* WHAT NEEDS TO BE DONE *
Below are the records; extract from them the line containing "Emit a Python" to the line containing "import plotly.graph_objects as go", both lines included, exactly and with no pictures.

* EXTRACTED DATA *
■ ■ ■ ■

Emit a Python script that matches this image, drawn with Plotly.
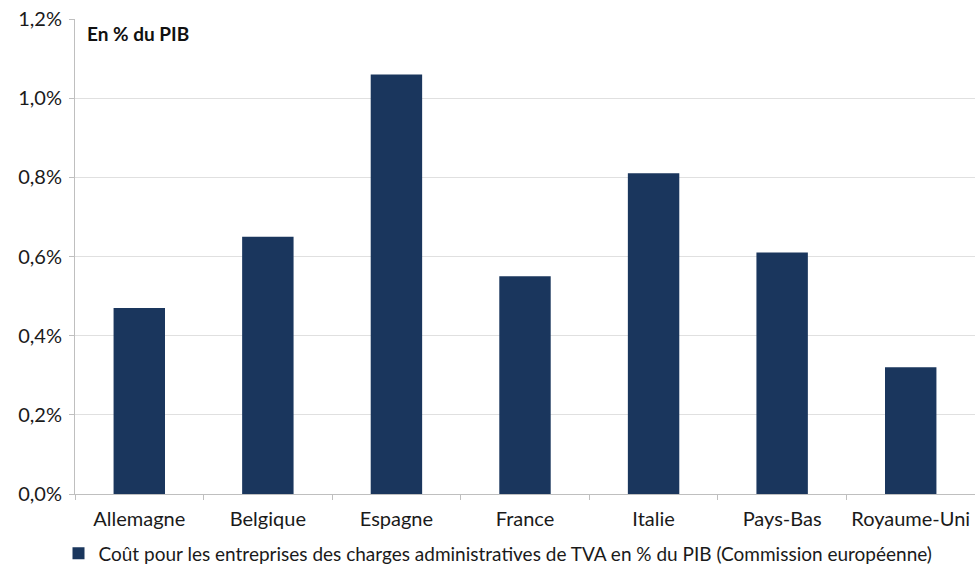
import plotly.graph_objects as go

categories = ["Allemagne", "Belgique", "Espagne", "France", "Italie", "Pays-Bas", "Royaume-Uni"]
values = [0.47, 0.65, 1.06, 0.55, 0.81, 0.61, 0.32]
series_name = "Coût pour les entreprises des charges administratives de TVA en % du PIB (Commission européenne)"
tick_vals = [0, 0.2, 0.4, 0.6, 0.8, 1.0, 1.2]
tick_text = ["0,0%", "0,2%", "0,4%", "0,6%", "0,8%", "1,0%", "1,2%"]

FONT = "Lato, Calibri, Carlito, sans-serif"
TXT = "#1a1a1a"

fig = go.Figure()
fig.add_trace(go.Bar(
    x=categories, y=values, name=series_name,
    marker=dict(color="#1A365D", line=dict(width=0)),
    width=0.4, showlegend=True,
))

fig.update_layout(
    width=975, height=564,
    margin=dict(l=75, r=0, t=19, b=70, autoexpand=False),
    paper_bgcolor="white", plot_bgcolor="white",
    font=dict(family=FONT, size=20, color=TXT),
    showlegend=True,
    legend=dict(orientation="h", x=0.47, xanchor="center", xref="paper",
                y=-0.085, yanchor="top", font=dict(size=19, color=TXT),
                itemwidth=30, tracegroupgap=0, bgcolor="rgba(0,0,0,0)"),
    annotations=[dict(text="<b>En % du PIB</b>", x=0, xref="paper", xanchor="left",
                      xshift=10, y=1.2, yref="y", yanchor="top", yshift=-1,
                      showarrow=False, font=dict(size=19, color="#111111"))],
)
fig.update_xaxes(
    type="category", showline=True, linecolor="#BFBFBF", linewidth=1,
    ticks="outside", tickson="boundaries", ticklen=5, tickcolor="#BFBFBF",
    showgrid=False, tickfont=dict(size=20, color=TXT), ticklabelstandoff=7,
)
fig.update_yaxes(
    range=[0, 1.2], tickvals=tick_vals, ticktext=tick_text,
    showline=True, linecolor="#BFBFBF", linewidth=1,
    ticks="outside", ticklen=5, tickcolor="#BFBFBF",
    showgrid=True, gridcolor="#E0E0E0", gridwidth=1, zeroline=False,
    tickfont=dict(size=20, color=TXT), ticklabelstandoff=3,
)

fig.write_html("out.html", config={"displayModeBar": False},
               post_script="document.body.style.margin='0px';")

■ ■ ■ ■

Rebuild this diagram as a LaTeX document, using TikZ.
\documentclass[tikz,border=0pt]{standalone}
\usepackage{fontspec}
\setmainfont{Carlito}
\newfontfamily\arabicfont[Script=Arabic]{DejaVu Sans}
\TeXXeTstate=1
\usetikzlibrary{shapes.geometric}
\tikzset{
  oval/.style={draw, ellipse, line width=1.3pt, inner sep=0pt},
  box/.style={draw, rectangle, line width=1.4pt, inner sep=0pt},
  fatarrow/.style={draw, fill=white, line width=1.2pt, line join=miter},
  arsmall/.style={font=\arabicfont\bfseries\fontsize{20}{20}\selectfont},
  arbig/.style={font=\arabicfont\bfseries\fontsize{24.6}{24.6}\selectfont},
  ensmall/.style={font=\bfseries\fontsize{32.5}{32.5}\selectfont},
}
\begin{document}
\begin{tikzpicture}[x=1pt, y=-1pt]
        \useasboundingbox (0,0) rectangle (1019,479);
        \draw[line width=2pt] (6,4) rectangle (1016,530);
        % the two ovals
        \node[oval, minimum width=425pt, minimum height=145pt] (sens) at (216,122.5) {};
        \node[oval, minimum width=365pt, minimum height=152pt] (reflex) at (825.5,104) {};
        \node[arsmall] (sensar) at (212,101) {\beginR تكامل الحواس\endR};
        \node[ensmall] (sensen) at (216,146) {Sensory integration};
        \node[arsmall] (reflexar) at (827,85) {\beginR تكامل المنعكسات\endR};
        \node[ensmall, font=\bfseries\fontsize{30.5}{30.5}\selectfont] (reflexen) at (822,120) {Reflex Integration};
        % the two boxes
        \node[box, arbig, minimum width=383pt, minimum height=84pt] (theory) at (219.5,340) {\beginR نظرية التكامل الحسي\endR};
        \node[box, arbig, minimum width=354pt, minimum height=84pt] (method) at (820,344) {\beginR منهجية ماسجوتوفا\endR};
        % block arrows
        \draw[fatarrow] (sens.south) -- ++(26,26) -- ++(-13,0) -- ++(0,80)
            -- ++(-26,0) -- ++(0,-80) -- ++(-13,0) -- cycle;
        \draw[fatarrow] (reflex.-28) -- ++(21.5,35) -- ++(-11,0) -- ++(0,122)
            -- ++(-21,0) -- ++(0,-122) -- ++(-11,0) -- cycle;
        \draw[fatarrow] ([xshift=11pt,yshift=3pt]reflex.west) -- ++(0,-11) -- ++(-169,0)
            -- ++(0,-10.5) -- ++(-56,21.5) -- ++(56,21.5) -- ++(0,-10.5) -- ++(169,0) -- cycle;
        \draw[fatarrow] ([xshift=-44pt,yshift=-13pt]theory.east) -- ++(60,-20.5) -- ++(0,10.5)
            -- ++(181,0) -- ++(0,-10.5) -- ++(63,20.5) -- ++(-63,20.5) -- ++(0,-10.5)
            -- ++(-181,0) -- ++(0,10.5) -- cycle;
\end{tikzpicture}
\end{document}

■ ■ ■ ■

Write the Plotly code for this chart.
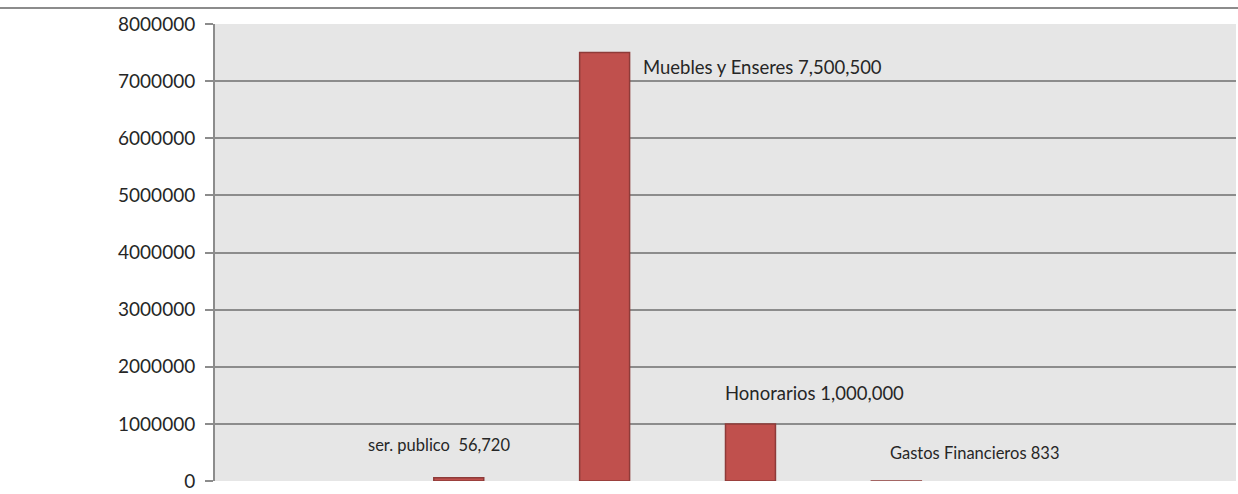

■ ■ ■ ■

* REPLY TO THE TASK *
Emit a Python script that matches this image, drawn with Plotly.
import plotly.graph_objects as go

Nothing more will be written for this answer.